Free tourist oriented maps of Phnom Penh are everywhere but of course they don’t include the byways. Every block has its normal outward looking facade but observe closely and you see multiple entrance points to the block’s interior. Essentially, the center of every block, places that make you think of back yards in the US, is taken up with a warren of smallish and often makeshift residences, though there are exceptions. The entrances range from alleys that are wide enough to accommodate a car to those that are barely two feet wide, even though they might provide access to dozens of apartments. The city has a much greater density than you might expect in a place where there are no high rise buildings.

Even individual buildings are layered. Many were built in the fifties and sixties; solid, concrete, flat roofed. No problem then to build a little house on top to make a little extra money and provide needed housing. Sometimes it’s also built solidly, alternatively it’ll be barely more than a wooden shack. Not everybody has my kind of money and can afford to spend $80/ month for an apartment, so they walk up the equivalent of seven or eight floors to a rooftop shanty. The view may be grand, but it sure gets hot on top.

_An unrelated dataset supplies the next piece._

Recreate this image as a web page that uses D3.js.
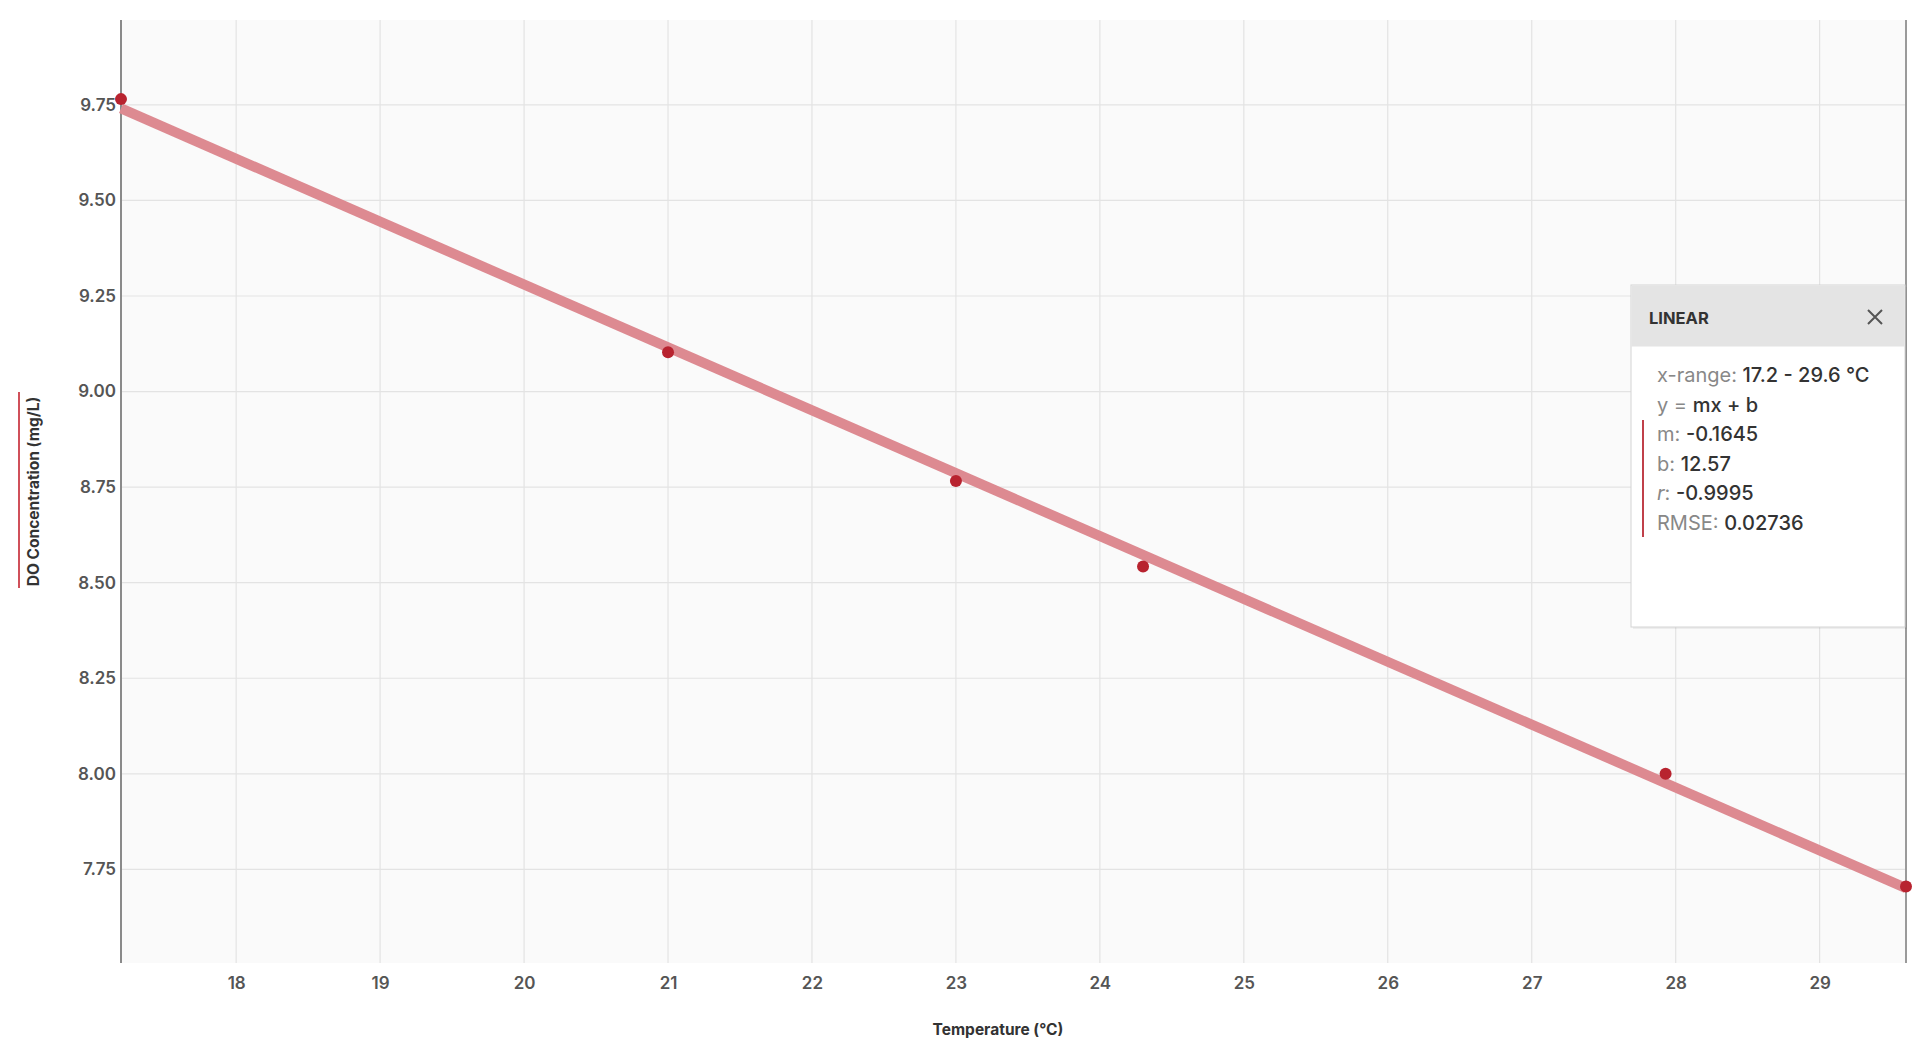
<!DOCTYPE html>
<html>
<head>
<meta charset="utf-8">
<script src="https://d3js.org/d3.v7.min.js"></script>
<style>
  body { margin: 0; background: #fff; font-family: Inter, "Liberation Sans", sans-serif; }
  .tick text { fill: #555; font-size: 17px; font-weight: 600; }
</style>
</head>
<body>
<svg width="1920" height="1055"></svg>
<script>
// measured values
const temps = [17.2, 21.0, 23.0, 24.3, 27.93, 29.6];
const doVals = [9.765, 9.103, 8.766, 8.542, 8.00, 7.705];

const xTicks = [18, 19, 20, 21, 22, 23, 24, 25, 26, 27, 28, 29];
const yTicks = [7.75, 8.00, 8.25, 8.50, 8.75, 9.00, 9.25, 9.50, 9.75];

// linear fit shown in the box
const fitRange = [17.2, 29.6];
const fitSlope = -0.1645;
const fitIntercept = 12.57;

const legendTitle = 'LINEAR';
const legendLabels = ['x-range: ', 'y = ', 'm: ', 'b: ', 'r', 'RMSE: '];
const legendValues = ['17.2 - 29.6 °C', 'mx + b', '-0.1645', '12.57', '-0.9995', '0.02736'];

// plot box
const pLeft = 121, pRight = 1906, pTop = 20, pBottom = 963;

const svg = d3.select('svg');

const x = d3.scaleLinear().domain([17.2, 29.6]).range([pLeft, pRight]);
const y = d3.scaleLinear().domain([7.505, 9.972]).range([pBottom, pTop]);

// background
svg.append('rect')
  .attr('x', pLeft).attr('y', pTop)
  .attr('width', pRight - pLeft).attr('height', pBottom - pTop)
  .attr('fill', '#fafafa');

// grid
svg.append('g')
  .selectAll('line')
  .data(xTicks)
  .enter().append('line')
    .attr('x1', d => x(d)).attr('x2', d => x(d))
    .attr('y1', pTop).attr('y2', pBottom)
    .attr('stroke', '#e3e3e3').attr('stroke-width', 1.2);
svg.append('g')
  .selectAll('line')
  .data(yTicks)
  .enter().append('line')
    .attr('x1', pLeft).attr('x2', pRight)
    .attr('y1', d => y(d)).attr('y2', d => y(d))
    .attr('stroke', '#e3e3e3').attr('stroke-width', 1.2);

// axes (labels only)
const gx = svg.append('g')
  .attr('transform', 'translate(0,' + pBottom + ')')
  .call(d3.axisBottom(x).tickValues(xTicks).tickSize(0).tickPadding(14).tickFormat(d3.format('d')));
gx.select('.domain').remove();

const gy = svg.append('g')
  .attr('transform', 'translate(' + pLeft + ',0)')
  .call(d3.axisLeft(y).tickValues(yTicks).tickSize(0).tickPadding(5).tickFormat(d3.format('.2f')));
gy.select('.domain').remove();
svg.selectAll('.tick text').attr('font-family', 'Inter, "Liberation Sans", sans-serif');

// border lines
svg.append('line')
  .attr('x1', pLeft).attr('x2', pLeft).attr('y1', pTop).attr('y2', pBottom)
  .attr('stroke', '#8a8a8a').attr('stroke-width', 2);
svg.append('line')
  .attr('x1', pRight).attr('x2', pRight).attr('y1', pTop).attr('y2', pBottom)
  .attr('stroke', '#9a9a9a').attr('stroke-width', 2);

// fit line
svg.append('line')
  .attr('x1', x(fitRange[0])).attr('y1', y(fitSlope * fitRange[0] + fitIntercept))
  .attr('x2', x(fitRange[1])).attr('y2', y(fitSlope * fitRange[1] + fitIntercept))
  .attr('stroke', '#dd8a91').attr('stroke-width', 10);

// points
svg.append('g')
  .selectAll('circle')
  .data(temps)
  .enter().append('circle')
    .attr('cx', d => x(d))
    .attr('cy', (d, i) => y(doVals[i]))
    .attr('r', 6)
    .attr('fill', '#b8232f');

// axis titles
svg.append('text')
  .attr('x', 998).attr('y', 1035)
  .attr('text-anchor', 'middle')
  .attr('font-size', 15.5).attr('font-weight', 700).attr('fill', '#333')
  .text('Temperature (°C)');

svg.append('text')
  .attr('transform', 'translate(39,' + ((pTop + pBottom) / 2) + ') rotate(-90)')
  .attr('text-anchor', 'middle')
  .attr('font-size', 15.5).attr('font-weight', 700).attr('fill', '#333')
  .text('DO Concentration (mg/L)');
svg.append('line')
  .attr('x1', 19).attr('x2', 19).attr('y1', 392).attr('y2', 588)
  .attr('stroke', '#d0505a').attr('stroke-width', 2);

// legend box
const lg = svg.append('g').attr('transform', 'translate(1631,285)');
lg.append('rect')
  .attr('x', 2).attr('y', 2).attr('width', 274).attr('height', 342)
  .attr('fill', '#000').attr('opacity', 0.05);
lg.append('rect')
  .attr('width', 274).attr('height', 342)
  .attr('fill', '#fff').attr('stroke', '#d4d4d4');
lg.append('rect')
  .attr('x', 0.5).attr('y', 0.5).attr('width', 273).attr('height', 61)
  .attr('fill', '#e4e4e4');
lg.append('text')
  .attr('x', 18).attr('y', 39)
  .attr('font-size', 16.5).attr('font-weight', 700).attr('fill', '#333')
  .text(legendTitle);
lg.append('path')
  .attr('d', 'M237,25 L251,39 M251,25 L237,39')
  .attr('stroke', '#555').attr('stroke-width', 2);

lg.selectAll('text.row')
  .data(legendLabels)
  .enter().append('text')
    .attr('class', 'row')
    .attr('x', 26)
    .attr('y', (d, i) => 97 + i * 29.5)
    .attr('font-size', 20)
    .each(function(d, i) {
      const t = d3.select(this);
      if (d === 'r') {
        t.append('tspan').attr('fill', '#888').attr('font-style', 'italic').text('r');
        t.append('tspan').attr('fill', '#888').text(': ');
      } else {
        t.append('tspan').attr('fill', '#888').text(d);
      }
      t.append('tspan').attr('fill', '#333').attr('font-weight', 500).text(legendValues[i]);
    });
lg.append('line')
  .attr('x1', 12).attr('x2', 12).attr('y1', 135).attr('y2', 252)
  .attr('stroke', '#c0404a').attr('stroke-width', 2);
</script>
</body>
</html>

Phnom Penh’s street system makes it ostensibly look far more like an American city than either Kunming, China or Bangkok – the other Asian cities I’ve lived in. However, all three have striking similarities and are so different from anything in my American experience that I could never have imagined what they were like without seeing and living them. They all include safe, quiet, tucked-away, inaccessible-to-auto interior spaces. The scope of my understanding of possible urban spaces would have been much shallower and narrower without living in Asia.

Finally, contrary to the impression I might’ve given and you might’ve taken when I said, ‘BRING IT ON’, that I actually look forward to turmoil and hardship; well hardly. I’m three-fourths retired; I’ll be in my seventies when the shit comes down in the mid twenty-teens (according to my prognosis). However, it’s true that I do like changes. As long as you know you have no choice, why not work it out and move on. The question is, ‘Does the world have a choice?’

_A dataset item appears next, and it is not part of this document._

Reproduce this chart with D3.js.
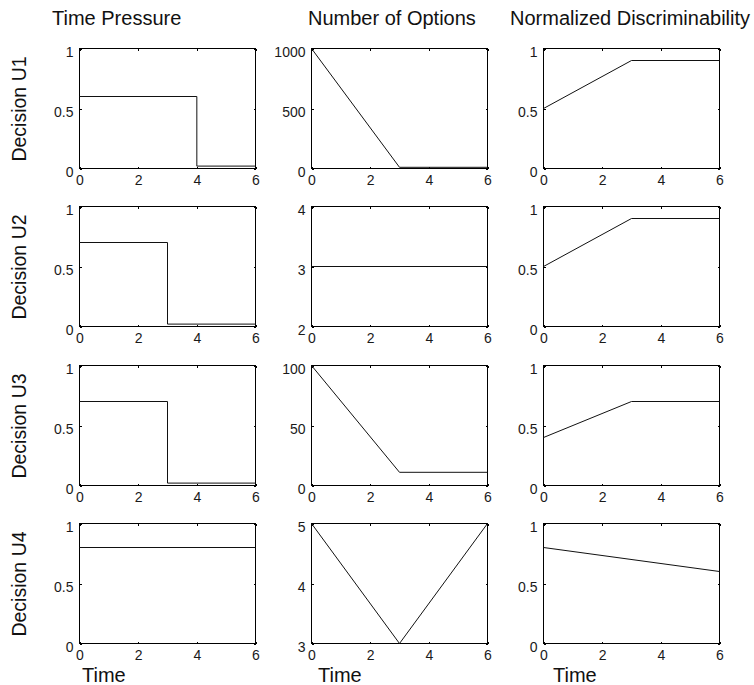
<!DOCTYPE html>
<html>
<head>
<meta charset="utf-8">
<script src="https://cdn.jsdelivr.net/npm/d3@7"></script>
<style>
  body { margin: 0; background: #fff; }
  text { font-family: "Liberation Sans", Arial, sans-serif; }
</style>
</head>
<body>
<script>
// chart data
const rowLabels = ["Decision U1", "Decision U2", "Decision U3", "Decision U4"];
const colTitles = ["Time Pressure", "Number of Options", "Normalized Discriminability"];
const xTicks = [0, 2, 4, 6];

// time pressure (step functions), [time, value]
const pressureU1 = [[0, 0.6], [4, 0.6], [4, 0.02], [6, 0.02]];
const pressureU2 = [[0, 0.7], [3, 0.7], [3, 0.02], [6, 0.02]];
const pressureU3 = [[0, 0.7], [3, 0.7], [3, 0.02], [6, 0.02]];
const pressureU4 = [[0, 0.8], [6, 0.8]];

// number of options
const optionsU1 = [[0, 1000], [3, 10], [6, 10]];
const optionsU2 = [[0, 3], [6, 3]];
const optionsU3 = [[0, 100], [3, 11], [6, 11]];
const optionsU4 = [[0, 5], [3, 3], [6, 5]];

// normalized discriminability
const discrimU1 = [[0, 0.5], [3, 0.9], [6, 0.9]];
const discrimU2 = [[0, 0.5], [3, 0.9], [6, 0.9]];
const discrimU3 = [[0, 0.4], [3, 0.7], [6, 0.7]];
const discrimU4 = [[0, 0.8], [6, 0.6]];

// y domains and ticks per column / row
const unitDomain = [0, 1];
const unitTicks = [0, 0.5, 1];
const optionsDomains = [[0, 1000], [2, 4], [0, 100], [3, 5]];
const optionsTicks = [[0, 500, 1000], [2, 3, 4], [0, 50, 100], [3, 4, 5]];

const series = [
    [pressureU1, optionsU1, discrimU1],
    [pressureU2, optionsU2, discrimU2],
    [pressureU3, optionsU3, discrimU3],
    [pressureU4, optionsU4, discrimU4]
];

// layout
const W = 754, H = 685;
const colX = [79, 311, 543];
const rowY = [48, 206, 365, 523];
const pw = 176, ph = 120;
const titleX = [52, 308, 510];
const timeX = [82, 318, 553];

const svg = d3.select("body").append("svg")
    .attr("width", W)
    .attr("height", H);

svg.append("rect").attr("width", W).attr("height", H).attr("fill", "#fff");

const x = d3.scaleLinear().domain([0, 6]).range([0, pw]);

for (let r = 0; r < rowLabels.length; r++) {
    for (let c = 0; c < colTitles.length; c++) {
        let domain = c == 1 ? optionsDomains[r] : unitDomain;
        let ticks = c == 1 ? optionsTicks[r] : unitTicks;
        let y = d3.scaleLinear().domain(domain).range([ph, 0]);

        let g = svg.append("g")
            .attr("transform", `translate(${colX[c] + 0.5},${rowY[r] + 0.5})`);

        // inward ticks on all four sides
        g.append("g").attr("transform", `translate(0,${ph})`)
            .call(d3.axisBottom(x).tickValues(xTicks).tickSizeInner(-2).tickSizeOuter(0).tickPadding(7).tickFormat(d3.format("~g")));
        g.append("g")
            .call(d3.axisTop(x).tickValues(xTicks).tickSizeInner(-2).tickSizeOuter(0).tickFormat(""));
        let yAxis = g.append("g")
            .call(d3.axisLeft(y).tickValues(ticks).tickSizeInner(-2).tickSizeOuter(0).tickPadding(6).tickFormat(d3.format("~g")));
        g.append("g").attr("transform", `translate(${pw},0)`)
            .call(d3.axisRight(y).tickValues(ticks).tickSizeInner(-2).tickSizeOuter(0).tickFormat(""));

        g.selectAll(".domain").remove();
        g.selectAll(".tick line").attr("stroke", "#000").attr("shape-rendering", "crispEdges");
        g.selectAll(".tick text")
            .attr("fill", "#1a1a1a")
            .style("font-size", "14px")
            .style("font-family", '"Liberation Sans", Arial, sans-serif');
        yAxis.selectAll(".tick text").attr("dy", "0.55em");

        // box
        g.append("rect")
            .attr("width", pw).attr("height", ph)
            .attr("fill", "none")
            .attr("stroke", "#000")
            .attr("shape-rendering", "crispEdges");

        // data line
        g.append("path")
            .datum(series[r][c])
            .attr("fill", "none")
            .attr("stroke", "#111")
            .attr("stroke-width", 1)
            .attr("d", d3.line().x(d => x(d[0])).y(d => y(d[1])));
    }

    // row label
    svg.append("text")
        .attr("transform", `translate(26,${rowY[r] + ph / 2 + 1}) rotate(-90)`)
        .attr("text-anchor", "middle")
        .style("font-size", "19.5px")
        .attr("fill", "#111")
        .text(rowLabels[r]);
}

// column titles and time labels
colTitles.forEach((t, c) => {
    svg.append("text")
        .attr("x", titleX[c]).attr("y", 25)
        .style("font-size", "20px")
        .attr("fill", "#111")
        .text(t);
    svg.append("text")
        .attr("x", timeX[c]).attr("y", 682)
        .style("font-size", "20px")
        .attr("fill", "#111")
        .text("Time");
});
</script>
</body>
</html>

Simply put, I see little cause for optimism. We’re on that fast freight train barreling down a tunnel that comes to a dead end a few feet before the light and our lights are out and we couldn’t stop in time if we did have lights enough to see.

Don’t give up, I’m not. Whatever happens our lives and work will have meaning in the long view. But face it, we’d only have a chance to avoid disaster if we started now and put the world’s collective mind to radical change. Instead we are doing everything wrong. Hardly anything happening in macro American philosophy, the pacesetter in wanton planetary degradation, is designed to recognize or deal with our planet’s crucial underlying ecological challenges.

What could be worse for political stability than to have world order based on the whim of an arrogant and bullish superpower that feels its motives are beyond question and it can do no wrong? How could any political system be any more corrupt or less responsive to the world’s needs than one bought and paid for by Corporate America?

We’re obsessed with growth instead of sustainability, with wealth in place of humanity; but miracles are possible – US Representative Dennis Kuchinich, who, amongst other great ideas, wants to establish a Department of Peace, could be elected president of the US. Other than miraculous intervention it’s the whole world living the old Chinese curse, “May you live in interesting times.”